The IRCC data for year-to-date 2025, however, indicates that only 143,485 new study permit applications were processed between January and June of this year. That represents a roughly -50% decline in overall application volumes over the first two quarters of 2025.
Those numbers, however, include both applications from new students as well as renewals for continuing students already in Canada, which has the effect of both obscuring the number of new arrivals as well as the approval rate for new applicants (given that renewals are approved at much higher rates).
If we look just at applications for new students, the situation is even more concerning. Data from Immigration, Refugees and Citizenship Canada (IRCC) reveals that the department processed only 104,980 study permit applications between January and June 2025. Of those, only 31,580 were approved (an approval rate of just over 30%).
This compares to the 223,551 new study permit applications processed during the same period in 2024. Of those, 113,368 were approved for a 51% approval rate.
Let's pause on those numbers for a minute.
What they are telling us, quite unequivocally, is that:
- The volume of study permit applications to Canada has essentially been reduced by more than half year-over-year (bearing in mind as well that that follows on from 2024 when the number of permits fell by -48% from 2023 levels)
- The approval rate for new study permit applications has dropped from 51% last year to 30% this year
- The number of new study permits issued for the first half of the year is well below IRCC's cap limits for 2025
To expand on that last point, the IRCC cap structure projects the number of study permits issued to new students for 2025 at 316,276. At the current pace of study permit issuance, the actual number of study permits issued in 2025 is on pace to fall well short of that target.
"Perhaps the most concerning and striking data point is the overall volume of applications processed and approved," says Jonathan Sherman, head of sales and partnerships at immigration platform BorderPass. "Just 31,580 new study permits were approved in the first half of 2025. IRCC’s published target for the year is just over 300,000, which means at the current pace we will only reach around 20%-30% of the goal unless there is a dramatic shift.”
As noted above, the number of permits issued in 2024 fell nearly 100,000 below the cap limit for that year. Based on the volumes we are seeing in the first half of this year (and again barring a significant change in study permit processing over the balance of the year), it is entirely possible that the total volume for the year could lead to a shortfall against the cap of more than 200,000 students.
Who has arrived so far?
Another way to observe the dramatic shift in processing volumes and study permit issuance this year is in the number of new students actually arriving in Canada.

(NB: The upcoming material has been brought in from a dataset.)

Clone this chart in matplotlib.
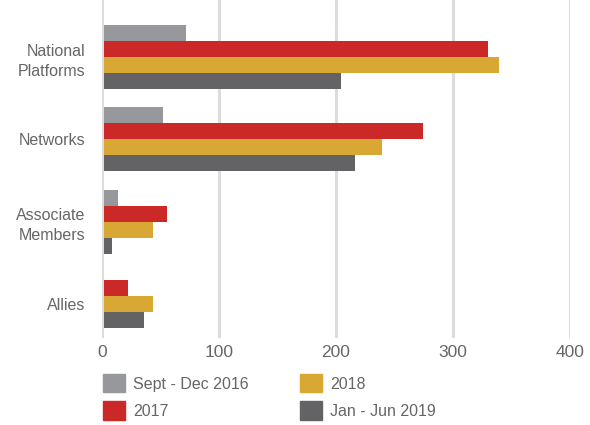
import matplotlib.pyplot as plt
import numpy as np
from matplotlib.patches import Patch

# Data (None = no bar)
categories = ["National\nPlatforms", "Networks", "Associate\nMembers", "Allies"]
series_names = ["Sept - Dec 2016", "2017", "2018", "Jan - Jun 2019"]
sept_dec_2016 = [70, 51, 12, None]
y2017 = [328, 273, 54, 21]
y2018 = [338, 238, 42, 42]
jan_jun_2019 = [203, 215, 7, 34]
colors = ["#97989b", "#cb2828", "#d9a834", "#636365"]

plt.rcParams['font.family'] = ['Liberation Sans', 'DejaVu Sans']
TEXT = '#666666'

fig = plt.figure(figsize=(5.9, 4.25), dpi=100)
ax = fig.add_axes([102 / 590, 1 - 338 / 425, (570 - 102) / 590, 338 / 425])

all_series = [sept_dec_2016, y2017, y2018, jan_jun_2019]
h = 0.195
for i in range(len(categories)):
    # bars of a group are centred on the ones that exist
    present = [k for k, s in enumerate(all_series) if s[i] is not None]
    n = len(present)
    for j, k in enumerate(present):
        off = (j - (n - 1) / 2) * h
        ax.barh(i + off, all_series[k][i], height=h, left=1.5,
                color=colors[k], zorder=3)

ax.set_xlim(0, 400)
ax.set_ylim(3.42, -0.70)
ax.set_xticks([0, 100, 200, 300, 400])
ax.set_yticks(np.arange(len(categories)))
ax.set_yticklabels(categories)
for lbl in ax.get_yticklabels():
    lbl.set_multialignment('right')
    lbl.set_linespacing(1.45)

ax.grid(axis='x', color='#dcdcdc', linewidth=2.2, zorder=0)
for s in ax.spines.values():
    s.set_visible(False)
ax.tick_params(axis='x', length=0, labelsize=12.5, colors=TEXT, pad=5)
ax.tick_params(axis='y', length=0, labelsize=11.5, colors=TEXT, pad=12)

handles = [Patch(color=c) for c in colors]
fig.legend(handles, series_names, ncol=2, loc='upper left',
           bbox_to_anchor=(103 / 590, 1 - 374 / 425), frameon=False,
           borderpad=0, borderaxespad=0,
           fontsize=11.5, handlelength=1.4, handleheight=1.4,
           columnspacing=3.2, handletextpad=0.5, labelspacing=0.55,
           labelcolor=TEXT)

fig.savefig("out.png", dpi=100)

The following chart from IRCC tracks this data point December 2023 through July 2025, and it describes a -68.97% decrease in student arrivals from January to July 2024 and the same period this year.
In the first seven months of 2024, 142,175 new international student arrived in Canada. Between January and July this year, only 44,105 new students arrived.
A declining stock of students in-country
That outlook for 2025 comes on the heels of a steady decrease in study permit holders in Canada since January 2024.
The following graphs show the number of people in Canada with an active study permit (left) and those in Canada holding both a study permit and a work permit (right). And what the two charts describe is a substantial decline in student numbers over the last 18 months.
During the period from January 2024 through July 2025, the number of people in Canada with a study permit declined from 679,820 to 499,365 (a decrease of -26.54% overall). Over that same period, the number of people in Canada holding both a study permit and work permit fell from 343,965 to 286,465 (-16.71%).
Taking both categories together, the number of study permit holders in Canada has dropped from 1,023,785 in January 2024 to 785,830 as of July 2025 (a -23.23% decline overall).
It will be months yet before we know the full impact of Canada's current policy settings on international student numbers for 2025. But the indicators we have in hand make it clear that Canada's stock of international students is eroding at an alarming rate, and at a pace that all stakeholders and policy makers in the country will want to reflect on urgently.